From an early age, we learn everyone is different. Whether this difference refers to the color of someone’s eyes, the way we dress, or a disability which we possess, it is imperative that we embrace these differences. Today’s post will focus on the ability of a person who is visually impaired to accept blindness, and will offer some suggestions to make acceptance easier.
I have been blind since birth, and was mainstreamed as the only visually impaired student in the Mansfield, Massachusetts School System. In school, I rarely became upset over being blind, but two instances remain in my mind of when I felt sad. The first time I felt “alone” was when my classmates were getting their driver’s licenses. Excitement and joy radiated through their voices as they described passing the test, and having the freedom to drive to activities independently. The second time I felt “alone” was during the daily lunch breaks in the school cafeteria. I often sat by myself, and couldn’t find people to sit with me.
Becoming More Independent
As friends got their driver’s licenses, I spoke with my caring and dynamic vision teacher regarding how I could become more independent. She helped me register for a community bus service for senior citizens and people with disabilities. If I stayed after school for an activity, I would schedule the bus to bring me home. If I had a day off and wanted to take the train, the bus brought me to/from the train station. Although the bus service operated limited hours and required 24 hour notice, it allowed me to be more independent and not rely solely on my family.
Developing a Social Network
The lunch issue was harder to rectify. Classmates were part of a clique and had trouble seeing beyond a few special friends. For me, this situation didn’t improve until college. At Fitchburg State University, I frequently went to meals with friends, or met in the lounge area of the dorm to talk and watch sports on television. I stay in touch with many of these friends; we meet for a reunion two-three times each year, and one friend has welcomed me at her family’s beach cottage. Recently, I have rekindled friendships with high school classmates. One person is now the coach of a college field hockey team, and has invited me to sing the National Anthem at her team’s games. Another friend had a small party this summer, invited me to attend, and helped me arrange transportation to her house.
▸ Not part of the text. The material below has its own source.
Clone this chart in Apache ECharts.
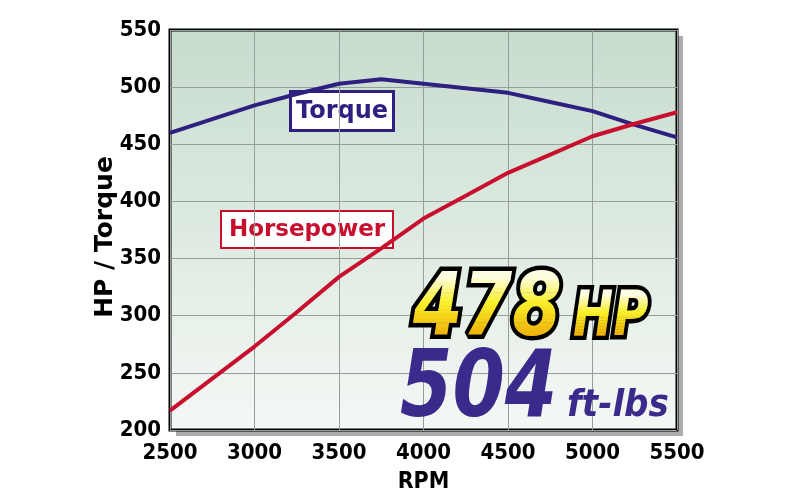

As a student transitions during high school, I would encourage that student to have a network of people (both sighted and blind) with whom they feel comfortable sharing their deepest feelings. I also encourage students to stay up-to-date on current events (particularly movies and sports) as these make excellent conversation starters. Third, please know that other people don’t intentionally segregate the visually impaired person; they are just not familiar with blindness. Therefore, remain open minded, be willing to answer questions, and keep smiling. Eventually, everyone feels more comfortable, and the person who is visually impaired develops a larger group of friends.